Lately I’ve been digging into the elixir AST for learning purposes. There is a section in the elixir docs(Syntax reference — Elixir v1.11.4) that describes the ast and gives some examples of it.

It mentions that the ast is made of:

  • atoms - such as :foo
  • integers - such as 42
  • floats - such as 13.1
  • strings - such as "hello"
  • lists - such as [1, 2, 3]
  • tuples with two elements - such as {"hello", :world}
  • tuples with three elements, representing calls or variables

Regarding the last point, it then says:

the first element is an atom (or another tuple), the second element is a list of two-element tuples with metadata (such as line numbers) and the third is a list of arguments.

What I didn’t find so far is what is meant by “or another tuple”. Moreover, when that element is a tuple there seem to be some cases where elixir gives them a special meaning.

For example, consider the “dot syntax”:

quote do
  foo.bar(:baz)
end
{{:., [], [{:foo, [], Elixir}, :bar]}, [], [:baz]}

The first element there is the tuple {:., [], [{:foo, [], Elixir}, :bar]} that represents foo . :bar, so here the dot is a binary operator. If that is used as the first element in another three-tuple ast node, then it turns into foo.bar(), and any arguments will be put inside the parens, in this case foo.bar(:baz).

This does not happen with other operators. For example, this node:

{{:+, [], [{:foo, [], Elixir}, :bar]}, [], []}

Gets turned into foo + :bar(). So this tells me the dot expression is a special case. This in itself is not a surprise, but how many other special cases do exist?

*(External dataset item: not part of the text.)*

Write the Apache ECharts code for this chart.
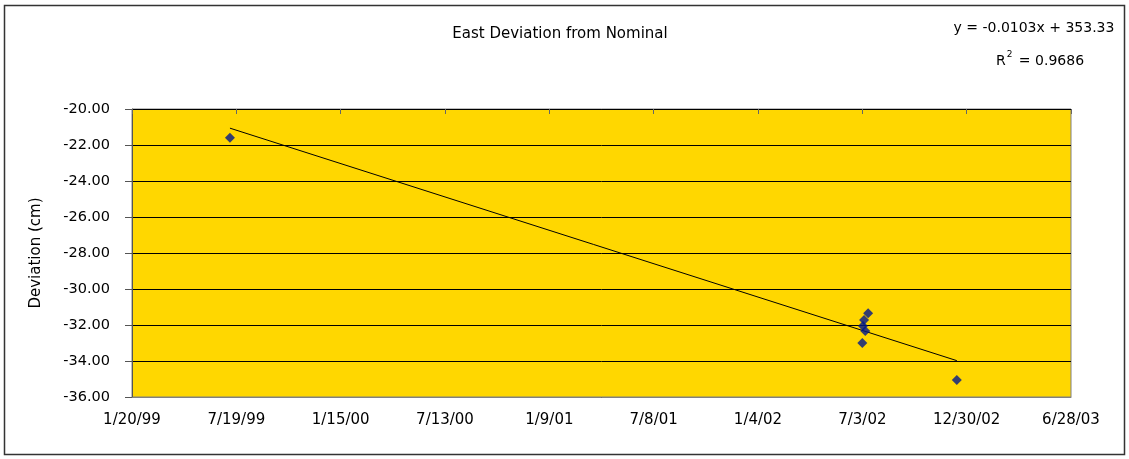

By playing around I found another special case with the multi alias syntax. This expression:

Foo.{Bar, Baz}

is represented by this ast:

{{:., [],
  [
    {:__aliases__, [], [:Foo]},
    :{}
  ]}, [],
 [
   {:__aliases__, [], [:Bar]},
   {:__aliases__, [], [:Baz]}
 ]}

The first element is again the dot operator tuple:

{:., [], [{:__aliases__, [], [:Foo]}, :{}]}

which in this case means Foo . :{}. The difference is that now if that tuple is used as the first element in another three-element tuple node, the arguments are put inside of the curly braces:

Foo.{Bar, Baz}

No matter how bizarre the arguments are:

{{:., [], [ {:__aliases__, [], [:Foo]}, :{} ]}, [], [ {:__aliases__, [], [:Bar]}, :baz, {:+, [], [1, 2]} ]}
#=> Foo.{Baz, :baz, 1 + 2}

So again, the dot operator when the right hand side is the :{} atom has special meaning.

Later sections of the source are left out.